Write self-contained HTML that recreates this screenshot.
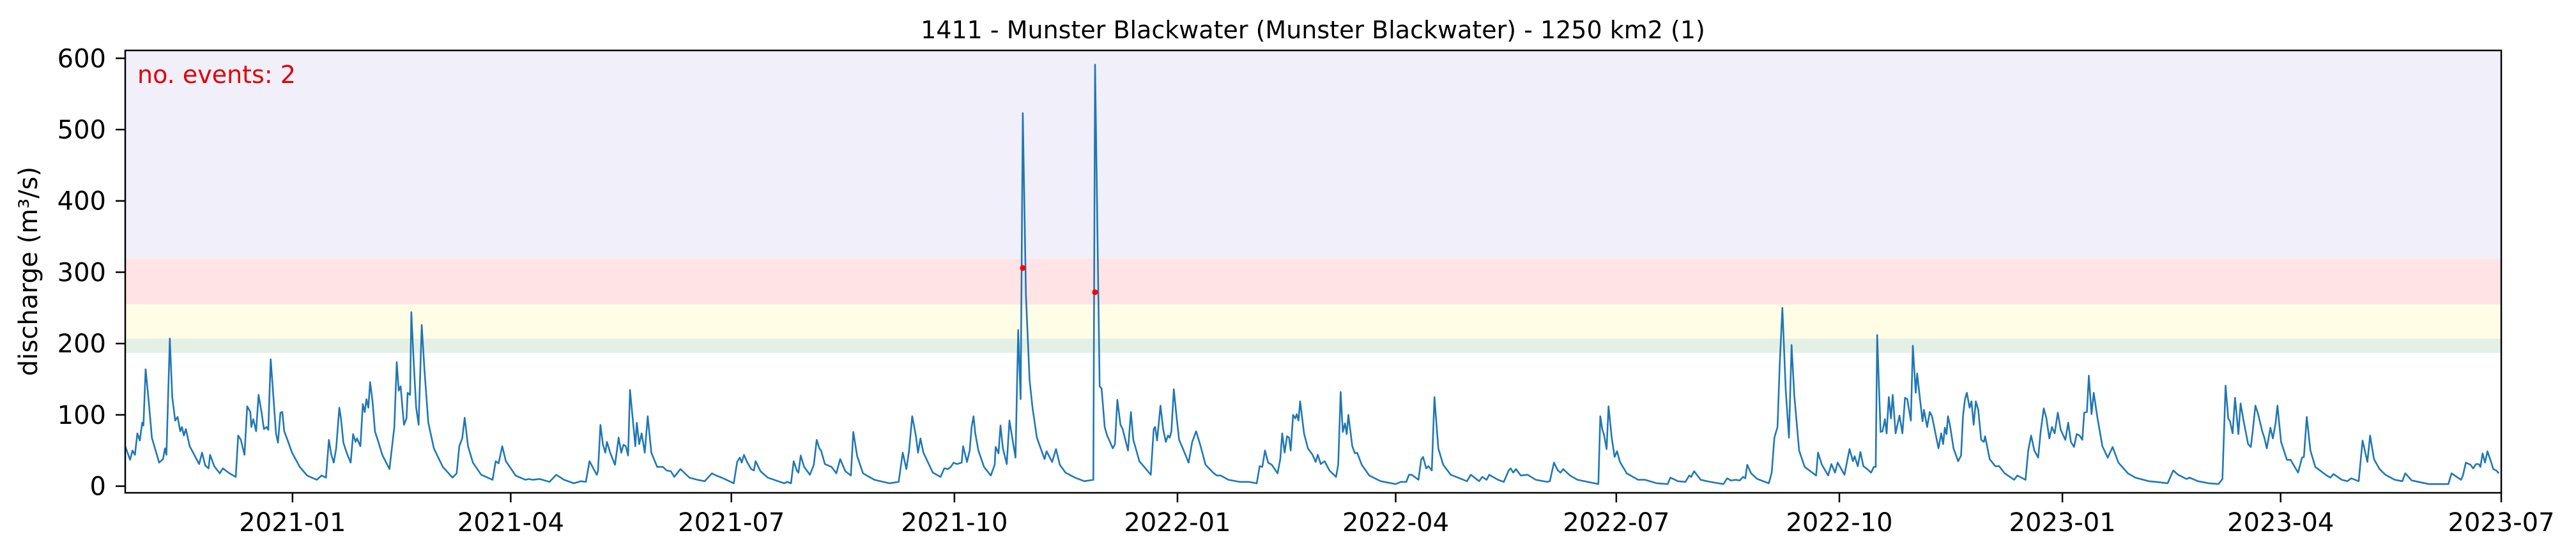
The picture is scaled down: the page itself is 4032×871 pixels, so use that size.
<!DOCTYPE html>
<html><head><meta charset="utf-8"><style>
html,body{margin:0;padding:0;background:#fff;}
svg{display:block;font-family:"DejaVu Sans","Liberation Sans",sans-serif;}
</style></head><body>
<svg id="chart" width="4032" height="871" viewBox="0 0 4032 871" xmlns="http://www.w3.org/2000/svg">
<g id="bands"></g>
<g id="series"></g>
<rect x="196" y="79" width="3719" height="693" fill="none" stroke="#000" stroke-width="2.5"/>
<g id="xaxis"></g>
<g id="yaxis"></g>
<text x="2055" y="60" font-size="38" text-anchor="middle">1411 - Munster Blackwater (Munster Blackwater) - 1250 km2 (1)</text>
<text transform="translate(58,425) rotate(-90)" font-size="40" text-anchor="middle">discharge (m³/s)</text>
<text x="215" y="130" font-size="38" fill="#e00000">no. events: 2</text>
</svg>
<script>
// days since 2020-10-24
const days=[0,2,3,4,5,6,7,7.5,8.4,9.7,11,14,15.6,16.4,17,18.4,19.4,20.6,21.6,22.7,23.4,24.2,25,26.6,28,30.5,31.7,33,34.4,35,36.7,39,40.3,41.4,43,45.6,46.6,47.7,49.2,50.3,51.6,52,52.8,54,55,56.2,57.2,58.3,59,60,61.2,62.2,63,64,64.8,65.6,66.9,68.8,72,75,79,81,82.8,84,85,86,87,88.3,89,90,91.4,93,94,95,95.6,97,98,98.8,99.5,100.3,101,102,103,104.4,106,109,111,112,112.8,113.6,114.5,115,116,116.5,117.5,118,119,120,121,122.3,123.4,125,127.3,131,135,136.7,137.8,139,140,141.4,143.4,146.8,151.5,152.8,154,155.5,157,161,165,166.4,168,171,175,177.8,181,185,188,190,191.5,194.5,195,196,197,198,198.7,200,202,203.5,204.6,205.5,206.5,207.4,208.2,210.4,211,212,213,214.3,215.5,217,219.4,221.8,223.3,225,226.5,229,232.7,236,239,242,243.7,
246,251,252.4,253.5,254.3,255.2,256.6,258.2,259.3,260,262,265,271.8,273,274.6,275.7,277,277.7,278.6,280,282.4,284,285.2,286.3,287,288.6,291.3,293.3,294.9,297,299.3,300.3,301.9,304.3,309,315.2,319,320.7,322.2,323.3,324.6,326.1,327,328,329.2,333.1,336.3,337.8,339.4,340.5,341.7,343,345,345.6,347.2,348.3,349.1,349.9,350.6,351.9,354.2,357,358.6,359,360.2,361,362,363.6,364.7,366,367.2,368.3,369.3,370.2,371.5,373,374.2,376,379.2,380,382.3,383.9,385.5,387.8,391.7,395.6,399.3,400,401.9,402.7,404,405,405.8,407.3,408.2,409.2,410.5,411.4,413.6,414.8,415.8,418.3,423,424.2,424.8,425.6,427,428.1,429.2,430.1,430.8,431.5,432.5,433.6,434.7,436.2,438.6,440.1,441.7,443.3,445.6,448.7,450.3,451.8,455,459.6,463.5,466.7,467.9,469,470.1,471.4,472.9,475.3,476.4,477.2,478.2,479.2,480,480.7,481.7,482.6,483.2,483.9,484.6,486.2,487.8,489.7,
491,491.9,493.1,494.7,496.7,499.4,500.3,501.3,502.2,503.1,503.8,504.5,506.1,507.2,508.1,510,513.1,517.8,524,526.1,528.4,529.5,530.6,533.4,534.5,535.3,536.6,537.5,538.9,540,541.6,543.6,546.7,553.4,555,558.4,559.7,561.5,562.6,566.2,568.6,570.6,571.4,572.5,573.6,575.6,578.4,581.8,586.5,587.6,589.3,590.9,592,593.1,595.9,599,607.6,608.4,609.2,610,611,611.8,613.1,614.3,615.3,616.5,619.3,624,626.8,631.8,636.2,637.3,640.4,643.5,645.1,645.9,647.1,649.8,653.7,659.2,660.7,662.3,664.3,665.9,667.3,668.2,669,670.6,673.2,677.9,679.1,680.2,681.5,682.4,683.5,684.9,686.2,687.3,688.4,690.4,692.7,697.4,698.2,699.8,702.4,703.7,705.2,706.3,709.1,711.2,712.6,713.3,714.6,715.7,716.9,718.5,720.1,721.2,722,722.6,724,724.8,725.8,726.5,727.4,728.3,729,730.2,731.8,733,734.1,
735,736.5,737.3,738.5,739.1,740.1,741.3,741.9,743.2,744.3,745.2,747.9,749,749.8,750.5,751.2,751.8,752.6,754.1,756,757.2,758,758.8,759.6,760.7,761.5,762.4,763.3,764.3,765.5,766.6,767.1,769,771.3,772.9,775.2,779.1,780.4,783.8,784.9,786.1,787.4,789,790,791.3,792.4,793.6,794.7,795.8,797.1,798.3,800.2,801.4,802.5,803.8,804.9,806.1,807.2,808,809.1,809.9,811,811.9,813.5,815.5,817.7,819.7,822.1,826,829.1,834.6,837.7,842.4,844.7,846.7,850.2,851.4,854.9,859.5,863.4,865,866.3,867.4,868.1,869.2,870.2,871.6,872.5,873.6,875.6,876.7,877.5,878.6,879.8,881.4,882.3,883.3,884.8,885.8,886.9,887.7,889.2,891.6,893.1,896.2,897.8,898.6,899.8,901.3,903.3,908,909.5,910.8,914.2,916.5,918.1,921.2,922.8,924.8,925.9,927.5,929.8,932.2,936.1,939.2,940.4,943.1,950.1,958.2,959.5,963.4,964.2,965.4,967.3,968.4,969.6,970.7,971.4,972.3,973.3,974.3,975.9,976.7,977.9,979];
const flow=[56,37,50,44,74,64,89,85,164,119,68,33,38,53,44,207,125,92,97,77,83,71,80,56,47,31,47,29,25,44,28,18,25,22,18,13,71,65,44,112,104,83,94,77,128,104,80,83,79,178,122,74,61,103,104,77,65,47,27,15,9,15,12,65,44,33,53,110,95,61,46,33,73,62,67,56,115,104,122,110,146,119,77,62,44,24,83,174,134,140,104,86,95,131,128,244,173,110,86,226,164,89,53,27,12,18,56,67,96,56,33,16,9,35,32,56,35,15,9,10,9,10,6,16,9,4,7,6,35,16,21,86,59,47,62,47,30,68,47,58,56,43,135,56,89,59,74,47,98,47,27,27,22,21,13,24,12,9,7,18,15,
12,4,34,40,33,44,33,24,22,35,21,12,4,6,4,35,22,19,43,27,16,30,65,53,50,31,27,18,38,21,15,76,42,18,9,4,6,47,24,50,98,71,47,67,47,19,13,25,24,27,33,31,33,56,34,50,83,98,74,50,27,15,30,55,46,85,53,31,92,65,40,219,122,523,268,149,110,68,38,49,34,52,30,19,12,7,9,591,140,137,83,71,65,53,59,121,86,80,50,104,65,35,16,80,83,64,113,80,62,71,68,77,136,98,65,53,33,62,77,59,30,19,15,15,9,6,6,4,28,27,50,33,30,18,38,74,47,70,68,50,100,95,101,92,119,74,53,44,
34,44,31,35,22,13,30,132,76,88,73,100,56,46,47,30,15,7,3,6,6,16,16,9,37,41,25,28,22,125,53,30,16,7,16,7,13,9,16,9,6,22,25,19,24,15,16,9,6,7,33,22,19,24,15,9,3,98,80,71,52,112,68,41,49,34,18,9,9,4,3,12,7,6,15,13,21,9,6,3,11,8,9,8,13,11,30,18,10,4,19,68,83,170,250,134,68,198,128,50,27,15,47,30,15,31,19,33,16,52,35,42,28,48,28,24,19,27,27,212,76,77,94,74,125,95,128,74,99,74,124,
122,92,197,131,158,127,91,107,83,104,98,53,74,59,82,73,98,86,53,35,43,98,122,131,110,119,86,119,107,65,62,70,38,28,28,18,9,15,9,50,71,50,40,76,109,95,67,83,74,103,79,65,89,62,55,73,71,65,103,104,155,101,131,95,56,40,55,33,18,12,7,6,4,22,16,10,12,7,4,3,10,141,95,91,74,124,73,116,94,59,55,77,113,100,77,68,53,82,67,88,113,62,37,37,19,40,41,97,50,27,15,12,17,9,7,11,7,64,34,71,38,24,16,9,7,18,8,3,3,18,9,15,33,30,25,31,31,27,46,33,49,33,24,22,18];
const eventDays=[370.2,400];
const eventValues=[306,272];
const bandLows=[187,207,255,319];
const bandHighs=[207,255,319,611];
const bandColors=["#e4f0e4","#fffde6","#ffe3e5","#f1eff9"];
const yTicks=[0,100,200,300,400,500,600];
const xTickLabels=["2021-01","2021-04","2021-07","2021-10","2022-01","2022-04","2022-07","2022-10","2023-01","2023-04","2023-07"];

const NS="http://www.w3.org/2000/svg";
const L=196,R=3915,T=79,B=772;
const startMs=Date.UTC(2020,9,24), endMs=Date.UTC(2023,6,1);
const totalDays=(endMs-startMs)/86400000;
const yMin=-9.3,yMax=611;
function X(d){return L+(R-L)*d/totalDays;}
function Y(v){return B-(B-T)*(v-yMin)/(yMax-yMin);}
function mk(tag,attrs,parent){const e=document.createElementNS(NS,tag);for(const k in attrs)e.setAttribute(k,attrs[k]);parent.appendChild(e);return e;}

const bands=document.getElementById('bands');
for(let i=0;i<bandLows.length;i++){
  const r=mk('rect',{x:L,y:Y(Math.min(bandHighs[i],yMax)),width:R-L,height:Y(bandLows[i])-Y(Math.min(bandHighs[i],yMax)),fill:bandColors[i]},bands);
  
  
}
const series=document.getElementById('series');
let d='';
for(let i=0;i<days.length;i++){d+=(i?'L':'M')+X(days[i]).toFixed(1)+' '+Y(flow[i]).toFixed(1);}
const line=mk('path',{d:d,fill:'none',stroke:'#1f77b4','stroke-width':2.6,'stroke-linejoin':'round'},series);


for(let i=0;i<eventDays.length;i++){
  const c=mk('circle',{cx:X(eventDays[i]),cy:Y(eventValues[i]),r:4.5,fill:'#ff0000'},series);
  
  
}
const ya=document.getElementById('yaxis');
yTicks.forEach(v=>{
  const t=mk('line',{x1:L-15,x2:L,y1:Y(v),y2:Y(v),stroke:'#000','stroke-width':2.5},ya);
  
  
  const s=mk('text',{x:L-30,y:Y(v)+14,'font-size':40,'text-anchor':'end'},ya);
  s.textContent=String(v);
  
  
});
const xa=document.getElementById('xaxis');
xTickLabels.forEach(lbl=>{
  const p=lbl.split('-');
  const dd=(Date.UTC(+p[0],+p[1]-1,1)-startMs)/86400000;
  const x=X(dd);
  const t=mk('line',{x1:x,x2:x,y1:B,y2:B+15,stroke:'#000','stroke-width':2.5},xa);
  
  
  const s=mk('text',{x:x,y:832,'font-size':40,'text-anchor':'middle'},xa);
  s.textContent=lbl;
  
  
});
</script>
</body></html>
#####
_Directions_:
Scan the material above. Return every line containing the string "size".

_Final result_:
The picture is scaled down: the page itself is 4032×871 pixels, so use that size.
<text x="2055" y="60" font-size="38" text-anchor="middle">1411 - Munster Blackwater (Munster Blackwater) - 1250 km2 (1)</text>
<text transform="translate(58,425) rotate(-90)" font-size="40" text-anchor="middle">discharge (m³/s)</text>
<text x="215" y="130" font-size="38" fill="#e00000">no. events: 2</text>
  const s=mk('text',{x:L-30,y:Y(v)+14,'font-size':40,'text-anchor':'end'},ya);
  const s=mk('text',{x:x,y:832,'font-size':40,'text-anchor':'middle'},xa);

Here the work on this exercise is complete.